If you ask someone to evaluate $\left(-\frac{1}{2}\right)!$ they would probably provide you with $\Gamma\left(\frac{1}{2}\right)=\sqrt{\pi}$. Similarly, $\left(-\frac{3}{4}\right)!$ would get called $\Gamma\left(\frac{1}{4}\right)=\sqrt[4]{\pi}\sqrt{\sqrt{2}-1}\frac{\zeta\left(\frac{3}{4}\right)}{\zeta\left(\frac{1}{4}\right)}$. Each instance uses the principal root.
It's generally accepted that the gamma function is "the" continuation of the factorial. But why? Analytic continuation doesn't really work uniquely for sets with disjoint elements. If $f:\mathbb{Z}\to\mathbb{R}$ is given by $f(x)=0$, then two different analytic functions that agree with $f$ on $\mathbb{Z}$ are $g:\mathbb{R}\to\mathbb{R},\;g(x)=0$ and $h:\mathbb{R}\to\mathbb{R},\;h(x)=\sin(\pi x)$
So if we took $\tilde{\Gamma}(x)=\Gamma(x)\operatorname{cis}(2\pi x)$, where $\operatorname{cis}(t)=\cos(t)+i\sin(t)$, then this would agree (in an offset way) with the factorial at all the non-negative integers, and is analytic, but wouldn't be considered as a substitute for the gamma function. People wouldn't think $\left(-\frac{3}{4}\right)!=\tilde{\Gamma}\left(\frac{1}{4}\right)$ ever.
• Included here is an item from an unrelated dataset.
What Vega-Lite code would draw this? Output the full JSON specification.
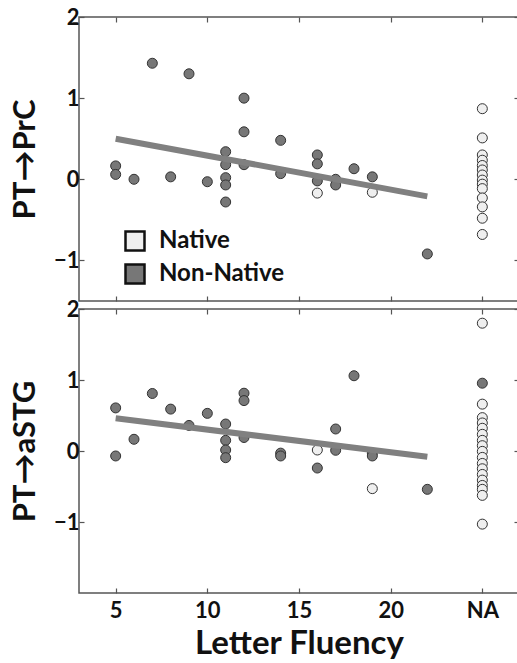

Is it because the gamma function is the only analytic function which agrees with the factorial and is also real along the real line (save the select poles)? $\tilde{\Gamma}$ isn't real along all of $\mathbb{R}$, but that's just one example. Is there a way to prove this, or disprove it? Or is it just that the integral definition got popularised, and it's just a byproduct of tradition?